Niye orada söyledin?

- Çünkü bütün bu yaptıklarımın sebebi, bu şapkanın altındaki başörtüsünün sahibidir. Çünkü o fikri, o insanı başımın üstüne koydum. İkincisi de; yanlış yapsaydım, o başımın üstündekinden utanırdım. Eğer bir şeyi düzgün yapmayacaksam o şapkamın altındaki şey beni düzeltecekti. Çünkü çok gençtim, ilk defa parayla, başarıyla karşılaşıyordum. Bunlar hep riskli şeyler ama o başörtüsünü orada hep gördüğün zaman, seni düzeltir. Pusulamdır benim.

"Kürtçeyi çok daha iyi bilseydim Kürtçe de konuşurdum"

Yakın bir zamanda baba oldun. Biraz da onunla ilgili konuşmak istiyorum çünkü New York’un ortasında yaşıyorsun ama oğlunu bizim oraların havasında yetiştiriyorsun.

- Senin de çocukların var, anlarsın. Benim hissettiklerimi o da hissetsin istiyorum. Benim ağzımın tadını o da paylaşsın istiyorum. Yüreğimi cız ettiren şeyler onunkini de ettirsin. O yüzden onunla sadece Türkçe konuşuyorum. Kürtçeyi çok daha iyi bilseydim Kürtçe de konuşurdum. Keşke onu da öğrense; ki öğrenecek inşallah. 

....

Baba olduktan sonra bir patron olarak yeni bir karar aldın. Amerika’da olmayan bir şey yaptın. Çocuk bekleyenlere altı haftalık ücretli izni üç aya çıkarttın ve babalara da izin veriyorsun.
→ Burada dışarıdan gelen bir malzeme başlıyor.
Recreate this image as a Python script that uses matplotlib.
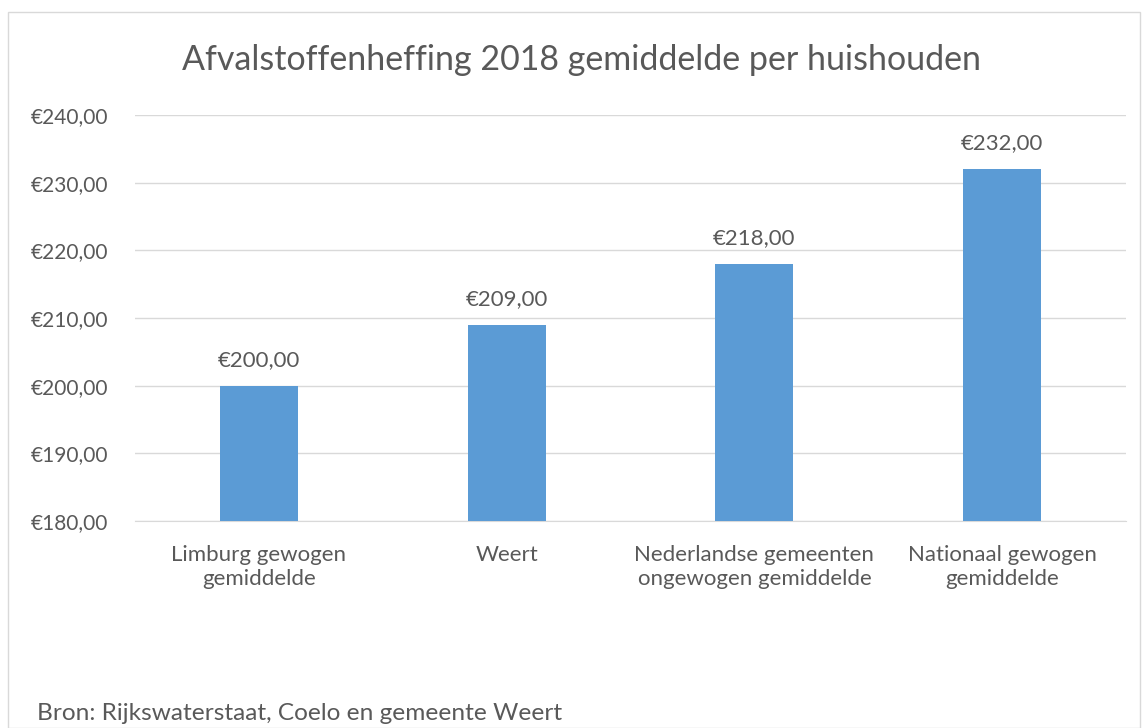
import matplotlib
matplotlib.use("Agg")
import matplotlib.pyplot as plt
from matplotlib.patches import Rectangle

categories = ["Limburg gewogen\ngemiddelde", "Weert", "Nederlandse gemeenten\nongewogen gemiddelde", "Nationaal gewogen\ngemiddelde"]
values = [200, 209, 218, 232]
yticks = [180, 190, 200, 210, 220, 230, 240]

def eur(v):
    return "€{:.2f}".format(v).replace(".", ",")

plt.rcParams['font.family'] = ['Lato', 'DejaVu Sans']
txt = '#595959'

fig = plt.figure(figsize=(11.43, 7.28), dpi=100)
fig.patches.append(Rectangle((8/1143, 0), 1132/1143, 1 - 12/728, transform=fig.transFigure,
                             fill=False, edgecolor='#D9D9D9', linewidth=1))
ax = fig.add_axes([135/1143, 1 - 521/728, 991/1143, 406/728])
x = list(range(len(categories)))
ax.bar(x, values, width=0.315, color='#5B9BD5', zorder=3)
ax.set_xlim(-0.5, 3.5)
ax.set_ylim(180, 240)
ax.set_yticks(yticks)
ax.set_yticklabels([eur(v) for v in yticks], color=txt, fontsize=15)
ax.set_xticks(x)
ax.set_xticklabels(categories, color=txt, fontsize=16, linespacing=1.25)
ax.tick_params(axis='both', length=0)
ax.tick_params(axis='x', pad=17)
ax.tick_params(axis='y', pad=19)
ax.grid(axis='y', color='#D9D9D9', linewidth=1, zorder=0)
for s in ['top', 'right', 'left']:
    ax.spines[s].set_visible(False)
ax.spines['bottom'].set_color('#D9D9D9')
for xi, v in zip(x, values):
    ax.annotate(eur(v), (xi, v), xytext=(0, 14.4), textcoords='offset points',
                ha='center', va='baseline', color=txt, fontsize=16)
fig.text(581/1143, 1 - 60/728, "Afvalstoffenheffing 2018 gemiddelde per huishouden",
         ha='center', va='center', color=txt, fontsize=24.5)
fig.text(37/1143, 1 - 713/728, "Bron: Rijkswaterstaat, Coelo en gemeente Weert",
         ha='left', va='center', color=txt, fontsize=17.6)
fig.savefig("out.png", dpi=100)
- Çünkü bu sadece annenin görevi değil. Babanın da görevi. Yük sadece annenin omzunda olmamalı. Bu dönemi doğumdan önce ve sonra; anne ve baba beraber sürdürmeli.

EN ÇOK ‘ÇOBAN’A ÜZÜLÜYORUM...

İlk kurduğun şirketin adı Fırat. Kurduğun vakfın adı ‘Çadır Vakfı’ (Tent Foundation), markanın adı ‘Chobani’. Bunlar doğduğun yerlerden mi geliyor?
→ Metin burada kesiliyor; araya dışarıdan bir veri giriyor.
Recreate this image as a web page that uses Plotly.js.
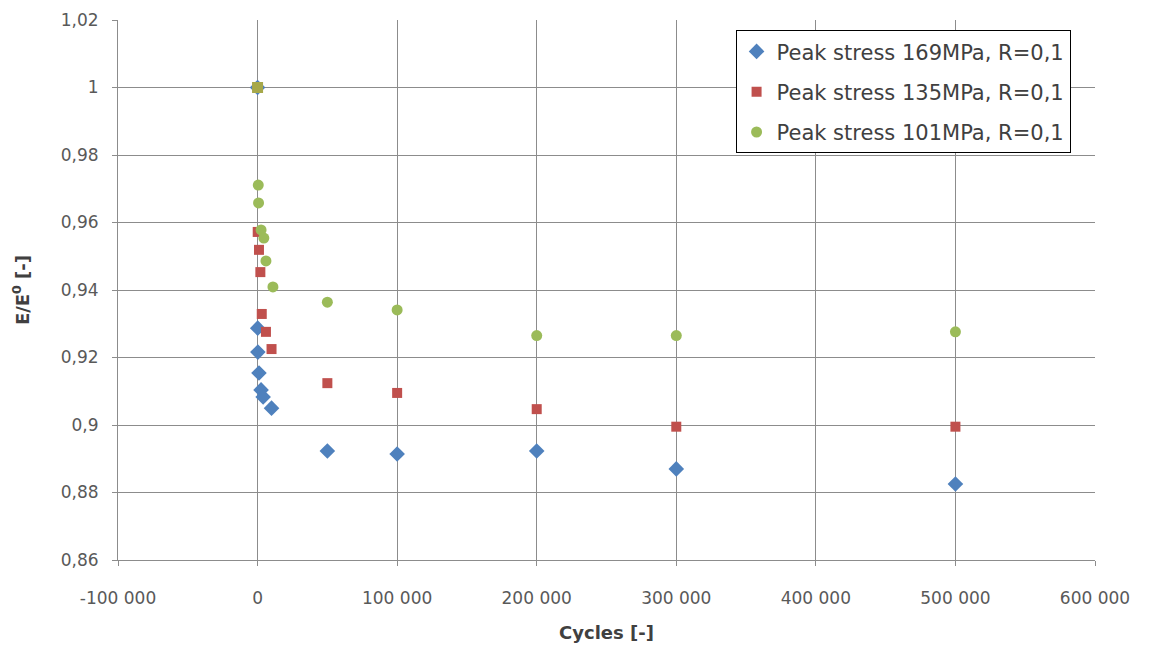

- Evet. Ama hocam, beni en çok rahatsız eden, kasabanın, köyün değerlerine hak ettiği değeri vermememiz. Türkiye’de ‘çoban’ kelimesinin getirildiği noktaya bak mesela.

Nasıl yani?

İngilizcede ‘shepherd’ herkesin takip ettigi, lider, güvenilen anlamına da gelir değil mi? Sadece çoban değil. Hatta Hz. İsa’ya da bağlarlar ‘shepherd’ı.

Peygamber yani.

- Evet, ‘çoban’ o kadar özlü, o kadar güzel bir kelime ki. Haline en üzüldüğüm kelimelerden biri çobandır. Ki Kürtçede öyle değil.

Nedir Kürtçedeki karşılığı?

- Kürtçe'de ‘şıvan’dır. O kadar küçümsenmemiştir o kelime.

Öyle mi?

- Tabii. Ama Türkçe'de farklı. “Bir çobansın işte” ya da ‘Bir çobanın oyu’ falan diyorlar. Her konuşmada çoban küçümseniyor.

Bu da seni rahatsız ediyor.

- Hem de çok. Sen o kelimeyi  bir halkın dilinde aşağılarsan, onun temsil ettiği bir yere kimi, nasıl götüreceksin? Yani hangi kelimeyle onu temsil edeceksin?